The Human Genome Project has made this next-generation genetic testing possible. An international research group spent 13 years on mapping and understanding all the genes in humans. In 2003 they reached their goal. This paved the way for scientists to develop the technology that has made it possible to test all of a person’s genes since 2005.
Method in use for a while
“This method has been used in research since 2005, but it takes time until a new approach has been tested and proven enough to be used diagnostically in a clinical hospital environment. Now most gene laboratories are transitioning to this method, says Maren F. Hansen, a PhD research fellow in the Department of Laboratory Medicine, Children and Women’s Health at NTNU.
She and the research group that she is a part of tested the new method on the high cancer-risk family where almost a third have or have had cancer.
“We were confident that there was a mutation in a gene that made so many of them sick,” says Hansen. A mutation is defined as a change in the genetic material. This often leads to disease.
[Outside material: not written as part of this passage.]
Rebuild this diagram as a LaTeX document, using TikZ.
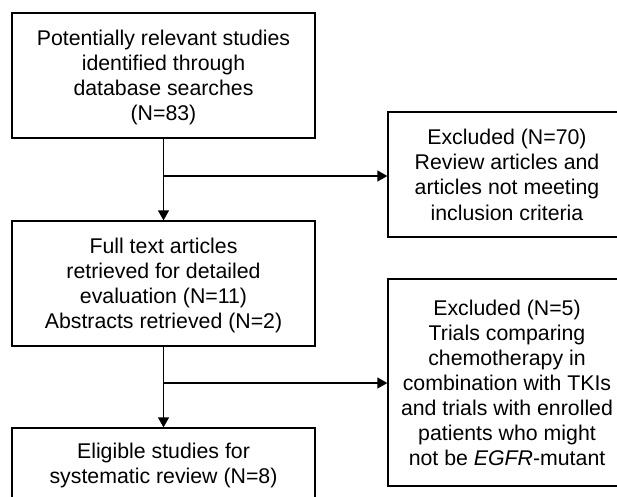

Gene mutation made many sick
To map the entire family, researchers thoroughly investigated the family’s history. They tracked down church records and other genealogical sources until the entire family tree was clear.
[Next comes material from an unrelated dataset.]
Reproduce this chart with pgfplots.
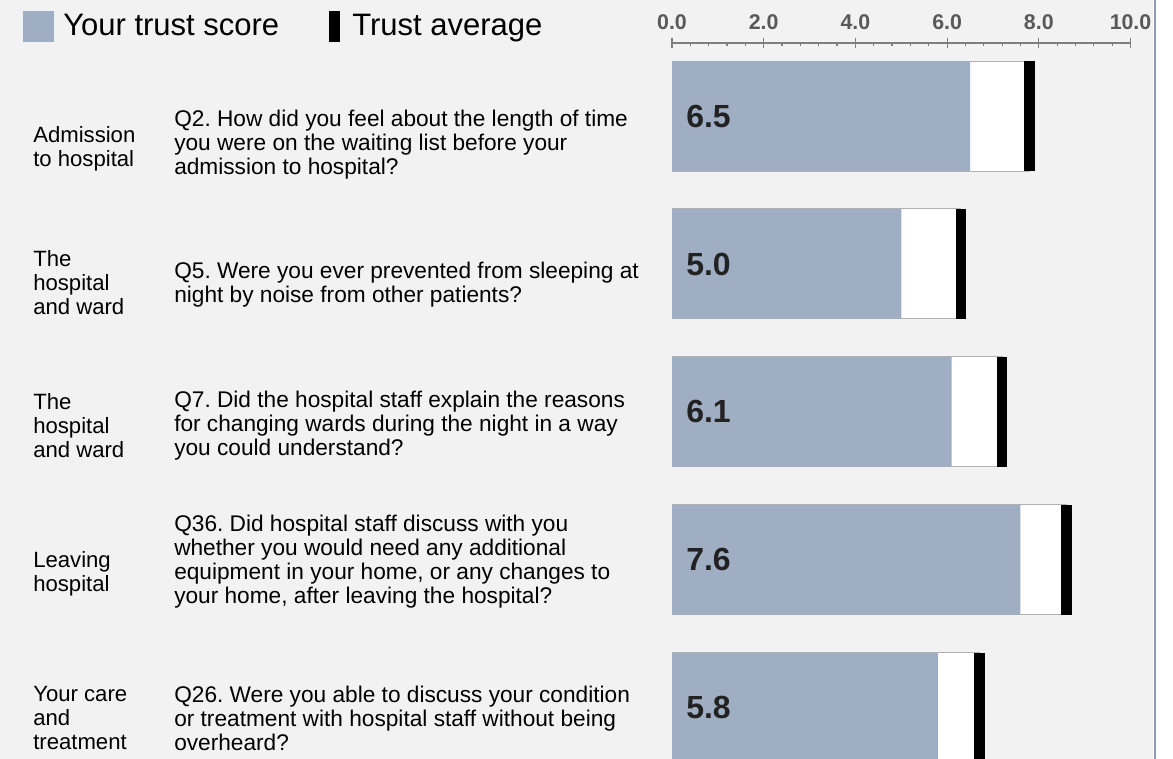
\documentclass[border=0pt]{standalone}
\usepackage{fontspec}
\setmainfont{Liberation Sans}
\usepackage{pgfplots}
\pgfplotsset{compat=1.18}
\frenchspacing
\definecolor{bg}{HTML}{F2F2F2}
\definecolor{score}{HTML}{9FAEC3}
\definecolor{edge}{HTML}{8C9DB6}
\definecolor{tickgray}{HTML}{7F7F7F}
\definecolor{labgray}{HTML}{595959}
\definecolor{numcol}{HTML}{222222}
\newcommand\body{\fontsize{16.6pt}{18pt}\selectfont}
\newcommand\qbody{\fontsize{17pt}{18pt}\selectfont}
\begin{document}
\begin{tikzpicture}[x=0.75pt,y=-0.75pt]
\fill[bg] (0,0) rectangle (1153,759);
\fill[white] (1153,0) rectangle (1173,759);
\draw[edge, line width=1.5pt] (1154.5,0) -- (1154.5,759);

% legend
\fill[score] (23,11) rectangle (54,42);
\node[anchor=base west, inner sep=0pt, font=\fontsize{23.25pt}{28pt}\selectfont] at (63,36) {Your trust score};
\fill[black] (329,11) rectangle (340,42);
\node[anchor=base west, inner sep=0pt, font=\fontsize{23.25pt}{28pt}\selectfont] at (352,36) {Trust average};

% scale axis
\begin{axis}[at={(504pt,-32.25pt)}, anchor=north west, scale only axis,
  width=343.875pt, height=1pt, xmin=0, xmax=10, ymin=0, ymax=1,
  axis x line=top, axis y line=none,
  xtick={0,2,4,6,8,10}, minor x tick num=4,
  xticklabels={0.0,2.0,4.0,6.0,8.0,10.0},
  xticklabel style={anchor=base, yshift=6.5pt, inner sep=0pt, font=\bfseries\fontsize{16pt}{18pt}\selectfont, text=labgray},
  tick align=center, major tick length=7.5pt, minor tick length=2.6pt,
  tick style={tickgray, line width=0.9pt}, minor tick style={yshift=-1.3pt},
  axis line style={tickgray, line width=0.9pt, -}]
\addplot[draw=none] coordinates {(0,0)};
\end{axis}

% bar axis
\begin{axis}[at={(504pt,-31.5pt)}, anchor=north west, scale only axis,
  width=343.875pt, height=537.75pt, xmin=0, xmax=10, ymin=-0.5, ymax=4.345,
  y dir=reverse, hide axis]
\addplot[xbar, bar width=82.5pt, bar shift=0pt, fill=white, draw=black!30, line width=0.75pt]
  coordinates {(7.8,0) (6.3,1) (7.2,2) (8.6,3) (6.7,4)};
\addplot[xbar, bar width=82.5pt, bar shift=0pt, fill=score, draw=none]
  coordinates {(6.5,0) (5.0,1) (6.1,2) (7.6,3) (5.8,4)};
\addplot[only marks, mark=|, mark size=41.25pt, mark options={line width=8pt, black}]
  coordinates {(7.8,0) (6.3,1) (7.2,2) (8.6,3) (6.7,4)};
\addplot[draw=none, mark=none, nodes near coords, point meta=explicit symbolic,
  nodes near coords style={anchor=west, inner sep=0pt, text=numcol, font=\bfseries\fontsize{24pt}{28pt}\selectfont}]
  coordinates {(0.305,0) [6.5] (0.305,1) [5.0] (0.305,2) [6.1] (0.305,3) [7.6] (0.305,4) [5.8]};
\end{axis}

% row texts
\node[anchor=west, align=left, inner sep=0pt, font=\body] at (33,149) {Admission\\to hospital};
\node[anchor=west, align=left, inner sep=0pt, font=\qbody] at (174,145) {Q2. How did you feel about the length of time\\you were on the waiting list before your\\admission to hospital?};
\node[anchor=west, align=left, inner sep=0pt, font=\body] at (33,283) {The\\hospital\\and ward};
\node[anchor=west, align=left, inner sep=0pt, font=\qbody] at (174,285) {Q5. Were you ever prevented from sleeping at\\night by noise from other patients?};
\node[anchor=west, align=left, inner sep=0pt, font=\body] at (33,426) {The\\hospital\\and ward};
\node[anchor=west, align=left, inner sep=0pt, font=\qbody] at (174,426) {Q7. Did the hospital staff explain the reasons\\for changing wards during the night in a way\\you could understand?};
\node[anchor=west, align=left, inner sep=0pt, font=\body] at (33,574) {Leaving\\hospital};
\node[anchor=west, align=left, inner sep=0pt, font=\qbody] at (174,562) {Q36. Did hospital staff discuss with you\\whether you would need any additional\\equipment in your home, or any changes to\\your home, after leaving the hospital?};
\node[anchor=west, align=left, inner sep=0pt, font=\body] at (33,718) {Your care\\and\\treatment};
\node[anchor=west, align=left, inner sep=0pt, font=\qbody] at (174,718) {Q26. Were you able to discuss your condition\\or treatment with hospital staff without being\\overheard?};

\pgfresetboundingbox
\path[use as bounding box] (0,0) rectangle (1173,759);
\end{tikzpicture}
\end{document}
Fourteen family members, including both sick and healthy individuals, agreed to be tested. After applying the new method, Hansen came away with 60,000 different DNA variants in 14,500 genes. The first filtering was to see which gene mutations the sick individuals had in common that healthy family members did not have.
The result? Hansen was left with a single gene mutation that all the sick individuals had. The mutation was in a gene that copies DNA during cell division.
“This gene normally includes an auto-correct function, like when you type something, and if it’s wrong, then the auto-correct mode corrects the mistake. But the sick family members had an error in this automatic correction. Their gene didn’t correct the DNA mistakes, and this caused mutations in a lot of other genes. That’s what made them sick,” says Hansen.
Six of fourteen had inherited cancer gene
Of the fourteen family members who were tested, six of them carried this mutation. Their children will have a 50 per cent risk of inheriting the mutation. After the first round, six more people were tested. All six were sick and had the mutation.
“We also tested 95 people who had no connection to the first family,” Hansen said. “We found a person who was suffering from cancer and who had exactly the same gene mutation as the family we tested. We didn’t know that he was related to the others we’d tested, but some genealogical research revealed that he actually was. When we examined more members of this man’s family, we also found the same mutation in his brother and son, who were both sick.”